Task instructions.
Report each line of the data that has "this" somewhere in it.

Stored data.

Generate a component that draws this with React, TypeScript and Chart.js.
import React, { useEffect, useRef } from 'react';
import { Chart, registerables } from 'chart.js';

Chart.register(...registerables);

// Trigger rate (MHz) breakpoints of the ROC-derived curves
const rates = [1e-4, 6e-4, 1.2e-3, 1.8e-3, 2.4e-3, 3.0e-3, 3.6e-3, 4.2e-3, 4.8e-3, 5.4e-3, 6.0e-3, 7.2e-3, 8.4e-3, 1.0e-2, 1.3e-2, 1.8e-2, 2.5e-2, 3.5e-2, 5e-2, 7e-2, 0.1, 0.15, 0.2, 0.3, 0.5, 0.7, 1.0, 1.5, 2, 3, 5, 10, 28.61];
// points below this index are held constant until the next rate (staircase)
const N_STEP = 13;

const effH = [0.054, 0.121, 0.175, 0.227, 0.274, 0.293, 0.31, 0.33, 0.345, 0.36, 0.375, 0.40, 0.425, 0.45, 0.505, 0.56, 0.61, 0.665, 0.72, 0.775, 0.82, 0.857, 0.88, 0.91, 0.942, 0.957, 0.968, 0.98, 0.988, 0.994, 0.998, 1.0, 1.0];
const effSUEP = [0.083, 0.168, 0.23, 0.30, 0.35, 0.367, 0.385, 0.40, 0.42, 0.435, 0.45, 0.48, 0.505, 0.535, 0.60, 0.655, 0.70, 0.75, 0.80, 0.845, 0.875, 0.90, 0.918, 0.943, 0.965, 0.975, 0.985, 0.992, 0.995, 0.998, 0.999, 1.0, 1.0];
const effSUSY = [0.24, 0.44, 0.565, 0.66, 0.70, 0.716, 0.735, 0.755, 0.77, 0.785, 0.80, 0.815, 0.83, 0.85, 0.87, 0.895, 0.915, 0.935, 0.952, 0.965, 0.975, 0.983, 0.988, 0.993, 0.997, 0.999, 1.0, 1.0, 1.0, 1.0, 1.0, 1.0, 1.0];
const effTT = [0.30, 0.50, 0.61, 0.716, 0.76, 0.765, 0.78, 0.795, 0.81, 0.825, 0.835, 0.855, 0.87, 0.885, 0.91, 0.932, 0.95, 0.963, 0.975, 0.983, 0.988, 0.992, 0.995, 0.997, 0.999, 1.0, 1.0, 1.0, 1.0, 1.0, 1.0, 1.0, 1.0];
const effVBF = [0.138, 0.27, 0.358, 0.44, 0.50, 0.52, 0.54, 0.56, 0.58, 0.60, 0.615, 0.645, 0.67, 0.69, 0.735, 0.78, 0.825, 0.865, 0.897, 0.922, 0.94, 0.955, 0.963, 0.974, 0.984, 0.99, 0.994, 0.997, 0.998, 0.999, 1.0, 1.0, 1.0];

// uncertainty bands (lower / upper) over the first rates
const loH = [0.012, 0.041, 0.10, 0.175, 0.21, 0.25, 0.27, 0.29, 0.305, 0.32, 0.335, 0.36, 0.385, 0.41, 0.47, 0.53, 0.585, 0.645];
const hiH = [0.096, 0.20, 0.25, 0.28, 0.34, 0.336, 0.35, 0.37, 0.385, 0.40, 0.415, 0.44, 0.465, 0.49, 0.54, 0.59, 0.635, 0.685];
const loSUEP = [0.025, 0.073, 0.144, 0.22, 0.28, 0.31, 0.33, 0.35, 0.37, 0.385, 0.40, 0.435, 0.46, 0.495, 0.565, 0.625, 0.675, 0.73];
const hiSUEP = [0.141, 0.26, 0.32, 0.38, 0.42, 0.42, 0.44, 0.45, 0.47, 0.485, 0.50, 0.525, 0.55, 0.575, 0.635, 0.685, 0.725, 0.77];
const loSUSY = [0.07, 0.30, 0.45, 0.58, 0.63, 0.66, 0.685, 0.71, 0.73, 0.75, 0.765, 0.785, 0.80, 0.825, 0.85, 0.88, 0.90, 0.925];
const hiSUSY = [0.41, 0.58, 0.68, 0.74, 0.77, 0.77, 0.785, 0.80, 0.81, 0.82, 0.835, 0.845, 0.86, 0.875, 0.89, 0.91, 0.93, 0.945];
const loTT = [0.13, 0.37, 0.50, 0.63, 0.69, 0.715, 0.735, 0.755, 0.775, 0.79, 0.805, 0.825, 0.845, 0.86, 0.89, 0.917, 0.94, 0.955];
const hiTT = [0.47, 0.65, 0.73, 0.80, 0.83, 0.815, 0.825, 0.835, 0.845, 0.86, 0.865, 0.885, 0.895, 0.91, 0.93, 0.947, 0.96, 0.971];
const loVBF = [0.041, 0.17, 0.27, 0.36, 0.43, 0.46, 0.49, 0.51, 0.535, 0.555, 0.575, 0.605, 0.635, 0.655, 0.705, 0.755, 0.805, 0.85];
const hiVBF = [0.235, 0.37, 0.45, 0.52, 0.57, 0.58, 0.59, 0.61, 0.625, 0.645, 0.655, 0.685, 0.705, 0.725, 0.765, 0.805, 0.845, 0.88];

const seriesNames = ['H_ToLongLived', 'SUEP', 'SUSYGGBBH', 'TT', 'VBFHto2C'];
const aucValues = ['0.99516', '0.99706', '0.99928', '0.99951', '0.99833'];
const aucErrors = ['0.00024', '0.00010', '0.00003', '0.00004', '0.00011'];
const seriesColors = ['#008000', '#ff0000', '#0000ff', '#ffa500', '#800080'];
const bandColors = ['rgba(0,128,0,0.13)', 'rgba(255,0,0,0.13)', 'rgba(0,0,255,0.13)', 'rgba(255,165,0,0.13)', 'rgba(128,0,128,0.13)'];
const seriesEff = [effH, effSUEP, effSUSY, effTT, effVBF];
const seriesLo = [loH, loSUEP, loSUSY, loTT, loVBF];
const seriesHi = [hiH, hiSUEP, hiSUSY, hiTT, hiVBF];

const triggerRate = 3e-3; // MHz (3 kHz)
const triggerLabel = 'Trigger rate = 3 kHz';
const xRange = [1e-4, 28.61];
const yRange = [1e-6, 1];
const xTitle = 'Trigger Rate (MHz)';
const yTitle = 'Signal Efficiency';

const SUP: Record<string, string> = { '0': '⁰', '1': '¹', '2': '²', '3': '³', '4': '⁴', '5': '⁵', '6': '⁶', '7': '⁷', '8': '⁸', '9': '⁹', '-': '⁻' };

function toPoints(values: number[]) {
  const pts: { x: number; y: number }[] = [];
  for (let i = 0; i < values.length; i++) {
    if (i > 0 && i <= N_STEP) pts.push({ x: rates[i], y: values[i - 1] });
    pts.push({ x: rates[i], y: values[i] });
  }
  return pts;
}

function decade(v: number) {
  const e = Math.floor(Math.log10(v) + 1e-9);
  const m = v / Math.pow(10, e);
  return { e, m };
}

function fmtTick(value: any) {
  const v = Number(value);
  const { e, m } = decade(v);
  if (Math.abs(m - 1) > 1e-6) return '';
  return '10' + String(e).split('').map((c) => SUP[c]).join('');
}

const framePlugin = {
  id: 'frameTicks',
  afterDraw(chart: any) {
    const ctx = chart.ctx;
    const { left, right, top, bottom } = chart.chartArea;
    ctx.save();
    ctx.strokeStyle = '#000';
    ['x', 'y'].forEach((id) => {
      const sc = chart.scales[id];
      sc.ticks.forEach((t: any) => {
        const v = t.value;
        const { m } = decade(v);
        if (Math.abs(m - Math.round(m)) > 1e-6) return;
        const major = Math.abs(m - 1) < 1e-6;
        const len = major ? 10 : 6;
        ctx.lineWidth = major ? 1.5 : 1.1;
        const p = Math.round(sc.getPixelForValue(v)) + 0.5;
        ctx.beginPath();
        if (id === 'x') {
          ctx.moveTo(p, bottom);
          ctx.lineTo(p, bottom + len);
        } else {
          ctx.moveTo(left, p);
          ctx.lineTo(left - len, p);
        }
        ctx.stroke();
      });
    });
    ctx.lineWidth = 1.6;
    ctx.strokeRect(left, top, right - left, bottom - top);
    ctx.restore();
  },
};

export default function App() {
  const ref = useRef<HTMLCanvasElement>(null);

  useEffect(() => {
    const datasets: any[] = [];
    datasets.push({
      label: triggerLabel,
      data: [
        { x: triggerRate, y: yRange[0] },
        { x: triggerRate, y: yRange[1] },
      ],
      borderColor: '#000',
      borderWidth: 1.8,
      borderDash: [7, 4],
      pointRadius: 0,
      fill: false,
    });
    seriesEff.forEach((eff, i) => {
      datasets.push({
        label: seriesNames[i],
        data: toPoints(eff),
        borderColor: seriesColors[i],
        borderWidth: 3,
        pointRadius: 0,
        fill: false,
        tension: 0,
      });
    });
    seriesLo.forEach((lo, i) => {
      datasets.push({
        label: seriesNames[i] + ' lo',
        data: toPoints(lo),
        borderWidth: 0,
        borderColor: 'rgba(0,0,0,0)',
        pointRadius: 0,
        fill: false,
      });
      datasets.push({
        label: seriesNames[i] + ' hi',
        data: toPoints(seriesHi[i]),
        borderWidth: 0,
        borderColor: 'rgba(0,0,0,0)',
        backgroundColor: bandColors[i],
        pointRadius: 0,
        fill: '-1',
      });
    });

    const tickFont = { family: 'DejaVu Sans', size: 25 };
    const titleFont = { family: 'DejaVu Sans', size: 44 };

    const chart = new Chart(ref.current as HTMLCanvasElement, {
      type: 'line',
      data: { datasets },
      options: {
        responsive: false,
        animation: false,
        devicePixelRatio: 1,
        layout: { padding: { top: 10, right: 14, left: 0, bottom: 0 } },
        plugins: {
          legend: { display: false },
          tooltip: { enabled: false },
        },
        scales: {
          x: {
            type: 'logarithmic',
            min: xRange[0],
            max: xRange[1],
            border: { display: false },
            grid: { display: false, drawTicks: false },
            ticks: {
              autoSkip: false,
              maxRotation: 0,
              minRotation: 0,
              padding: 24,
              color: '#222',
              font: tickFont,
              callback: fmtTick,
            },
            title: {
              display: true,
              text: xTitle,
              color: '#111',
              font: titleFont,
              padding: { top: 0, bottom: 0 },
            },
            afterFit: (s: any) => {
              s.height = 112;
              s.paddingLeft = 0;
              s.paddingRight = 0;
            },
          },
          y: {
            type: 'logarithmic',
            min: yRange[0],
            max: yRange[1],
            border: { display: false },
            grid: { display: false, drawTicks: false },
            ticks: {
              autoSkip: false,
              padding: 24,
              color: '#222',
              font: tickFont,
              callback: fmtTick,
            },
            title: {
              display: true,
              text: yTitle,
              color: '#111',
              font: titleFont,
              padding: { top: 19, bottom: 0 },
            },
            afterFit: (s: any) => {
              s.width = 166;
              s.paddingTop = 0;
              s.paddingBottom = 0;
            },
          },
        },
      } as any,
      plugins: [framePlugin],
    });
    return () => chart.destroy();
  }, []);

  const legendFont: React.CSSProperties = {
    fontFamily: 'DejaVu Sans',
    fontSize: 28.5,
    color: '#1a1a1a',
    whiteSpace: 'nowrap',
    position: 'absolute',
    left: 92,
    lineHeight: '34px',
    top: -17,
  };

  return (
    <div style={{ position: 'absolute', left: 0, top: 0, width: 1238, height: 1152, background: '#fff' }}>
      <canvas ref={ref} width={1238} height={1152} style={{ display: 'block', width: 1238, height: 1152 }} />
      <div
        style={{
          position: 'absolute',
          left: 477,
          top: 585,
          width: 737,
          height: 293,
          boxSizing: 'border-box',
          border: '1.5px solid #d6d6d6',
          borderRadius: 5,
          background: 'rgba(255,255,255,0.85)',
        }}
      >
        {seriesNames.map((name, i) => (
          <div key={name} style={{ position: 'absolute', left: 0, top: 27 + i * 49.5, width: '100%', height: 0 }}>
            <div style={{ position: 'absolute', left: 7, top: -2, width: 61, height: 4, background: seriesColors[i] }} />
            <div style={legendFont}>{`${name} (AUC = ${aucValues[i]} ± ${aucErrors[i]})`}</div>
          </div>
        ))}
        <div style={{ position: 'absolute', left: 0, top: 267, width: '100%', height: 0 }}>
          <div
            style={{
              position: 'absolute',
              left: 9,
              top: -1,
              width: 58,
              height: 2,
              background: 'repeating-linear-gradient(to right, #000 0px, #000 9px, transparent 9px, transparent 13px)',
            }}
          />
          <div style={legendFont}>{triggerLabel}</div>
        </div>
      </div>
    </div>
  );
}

Reply to the task.
Generate a component that draws this with React, TypeScript and Chart.js.
// points below this index are held constant until the next rate (staircase)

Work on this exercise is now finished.